A Breif History of Japanese Fly Fishing
The traditional Japanese method of fly-fishing is called “Tenkara” (literally: “from heaven”). The 1st reference to tenkara fly-fishing was in 1878 in a book called “Diary of climbing Mt. Tateyama”
Tenkara is really the only fly-fishing method in Japan that could be defined by using a fly and casting technique where the line is what is actually being cast. Tenkara originated from the mountains of Japan as a way for professional fishermen and inn-keepers to reap the local fish, Ayu, trout, char for selling and providing a meal to their guests. Primarily a tiny-stream fishing method which was preferred for being highly efficient, where the long rod allowed the fisherman to put the fly where the fish would be.
Another form of fishing in Japan is Ayu fishing. As written by historian Andrew Herd, within the book “The Fly”, “Fly fishing became popular with Japanese peasants in the twelfth century onward…fishing was promoted to a pastime worthy of Bushi (warriors), as a part of an official policy to train the Bushi’s mind during peacetime.” This refers primarily to Ayu fishing, which commonly uses a fly as lure, uses longer rods, but there is no casting technique required, it’s more similar to dapping. Ayu was practiced within the lowlands (foothills), where the Bushi resided, tenkara practiced on the mountains. Fishing flies are thought to have first originated in Japan for Ayu fishing over 430 years ago. These flies were created using needles that were bent into shape and used as fishing hooks, then dressed as a fly. The rods along with fishing flies, are considered to be a traditional local craft from Kaga region.

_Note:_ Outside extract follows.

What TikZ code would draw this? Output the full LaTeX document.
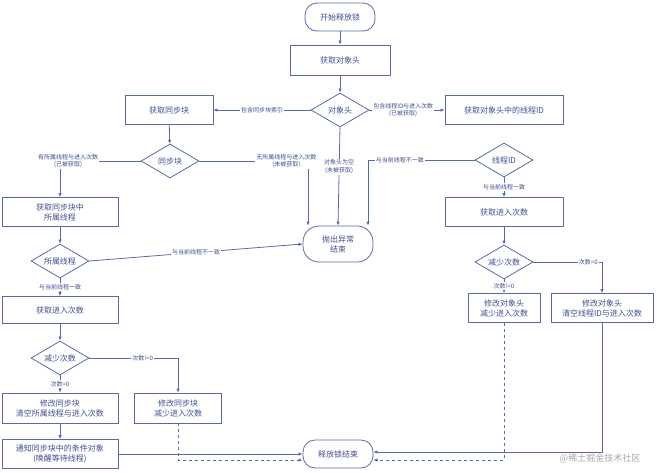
\documentclass[tikz,border=0pt]{standalone}
\usepackage{fontspec}
\setmainfont{Noto Sans CJK SC}
\usetikzlibrary{shapes.geometric,arrows.meta}
\definecolor{ln}{HTML}{5A6AA8}
\definecolor{tx}{HTML}{3F4F8F}
\begin{document}
\begin{tikzpicture}[x=1pt,y=-1pt,
 box/.style={draw=ln,thick,rectangle,text=tx,font=\fontsize{8}{10}\selectfont,align=center,inner sep=0pt},
 pill/.style={draw=ln,thick,rounded corners=12pt,text=tx,font=\fontsize{8}{10}\selectfont,align=center,inner sep=0pt,minimum width=70pt},
 dia/.style={draw=ln,thick,diamond,aspect=1.75,text=tx,font=\fontsize{8}{9}\selectfont,inner sep=1pt,minimum width=58pt,minimum height=34pt},
 lab/.style={fill=white,text=tx,font=\fontsize{6}{7.5}\selectfont,align=center,inner sep=1pt},
 ar/.style={draw=ln,thick,-{Latex[length=4pt,width=3.5pt]}},
]
\useasboundingbox (0,0) rectangle (657,472);
\node[pill,minimum height=28pt] (start) at (340,17) {开始释放锁};
\node[box,minimum width=100pt,minimum height=30pt] (gh) at (340,60) {获取对象头};
\node[dia] (oh) at (340,110) {对象头};
\node[box,minimum width=88pt,minimum height=29pt] (gs) at (169,110) {获取同步块};
\node[dia] (sb) at (170,161) {同步块};
\node[box,minimum width=116pt,minimum height=29pt] (go) at (60,212) {获取同步块中\\所属线程};
\node[dia] (ow) at (60,261) {所属线程};
\node[box,minimum width=116pt,minimum height=27pt] (gc) at (60,310) {获取进入次数};
\node[dia] (dc) at (60,358) {减少次数};
\node[box,minimum width=116pt,minimum height=30pt] (ms) at (60,408) {修改同步块\\清空所属线程与进入次数};
\node[box,minimum width=116pt,minimum height=29pt] (nt) at (60,454) {通知同步块中的条件对象\\(唤醒等待线程)};
\node[box,minimum width=87pt,minimum height=30pt] (ms2) at (178,408) {修改同步块\\减少进入次数};
\node[pill,minimum height=36pt,rounded corners=16pt] (th) at (338,244) {抛出异常\\结束};
\node[pill,minimum height=28pt] (rl) at (338,454) {释放锁结束};
\node[box,minimum width=118pt,minimum height=29pt] (gt) at (504,110) {获取对象头中的线程ID};
\node[dia] (ti) at (504,160) {线程ID};
\node[box,minimum width=118pt,minimum height=29pt] (gr) at (504,212) {获取进入次数};
\node[dia] (dr) at (504,262) {减少次数};
\node[box,minimum width=72pt,minimum height=29pt] (mh) at (504,308) {修改对象头\\减少进入次数};
\node[box,minimum width=102pt,minimum height=29pt] (mh2) at (602,308) {修改对象头\\清空线程ID与进入次数};

\draw[ar] (start) -- (gh);
\draw[ar] (gh) -- (oh);
\draw[ar] (oh.west) -- node[lab]{包含同步块索引} (gs.east);
\draw[ar] (oh.east) -- node[lab,pos=0.45]{包含线程ID与进入次数\\(已被获取)} (gt.west);
\draw[ar] (oh.south) -- node[lab,pos=0.4]{对象头为空\\(未被获取)} (th.north);
\draw[ar] (gs) -- (sb);
\draw[ar] (sb.west) -| node[lab,pos=0.45]{有所属线程与进入次数\\(已被获取)} (go.north);
\draw[ar] (sb.east) -| node[lab,pos=0.4]{无所属线程与进入次数\\(未被获取)} ([xshift=-30pt]th.north);
\draw[ar] (ti.west) -| node[lab,pos=0.35]{与当前线程不一致} ([xshift=30pt]th.north);
\draw[ar] (ti) -- node[lab]{与当前线程一致} (gr);
\draw[ar] (go) -- (ow);
\draw[ar] (ow.east) -- node[lab]{与当前线程不一致} (th.west);
\draw[ar] (ow) -- node[lab]{与当前线程一致} (gc);
\draw[ar] (gc) -- (dc);
\draw[ar] (dc) -- node[lab]{次数=0} (ms);
\draw[ar] (dc.east) -| node[lab,pos=0.3]{次数!=0} (ms2.north);
\draw[ar] (ms) -- (nt);
\draw[ar] (nt.east) -- (rl.west);
\draw[ar,dashed] (ms2.south) |- ([yshift=-6pt]rl.west);
\draw[ar] (gr) -- (dr);
\draw[ar] (dr) -- node[lab]{次数!=0} (mh);
\draw[ar] (dr.east) -| node[lab,pos=0.4]{次数=0} (mh2.north);
\draw[ar,dashed] (mh.south) |- ([yshift=-6pt]rl.east);
\draw[ar] (mh2.south) |- ([yshift=2pt]rl.east);
\node[text=gray!70,font=\fontsize{9}{10}\selectfont] (wm) at (600,458) {@稀土掘金技术社区};
\end{tikzpicture}
\end{document}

In the West, fly-fishing rods were primarily made from wood, that’s heavy, so having long rods to reach spots where fish might be was tricky. Anglers started devising running line systems, where they could use shorter rods and longer lines. Eventually this led to the development of reels and the widespread use of shorter rods and reels. In Japan, bamboo, an incredibly light material, was available, so anglers could make very long rods without much concern for weight. Fly-fishing remained more pure, as it was in its origins, anglers in Japan could continue using the long rods and did not feel the necessity to invent running line systems and reels.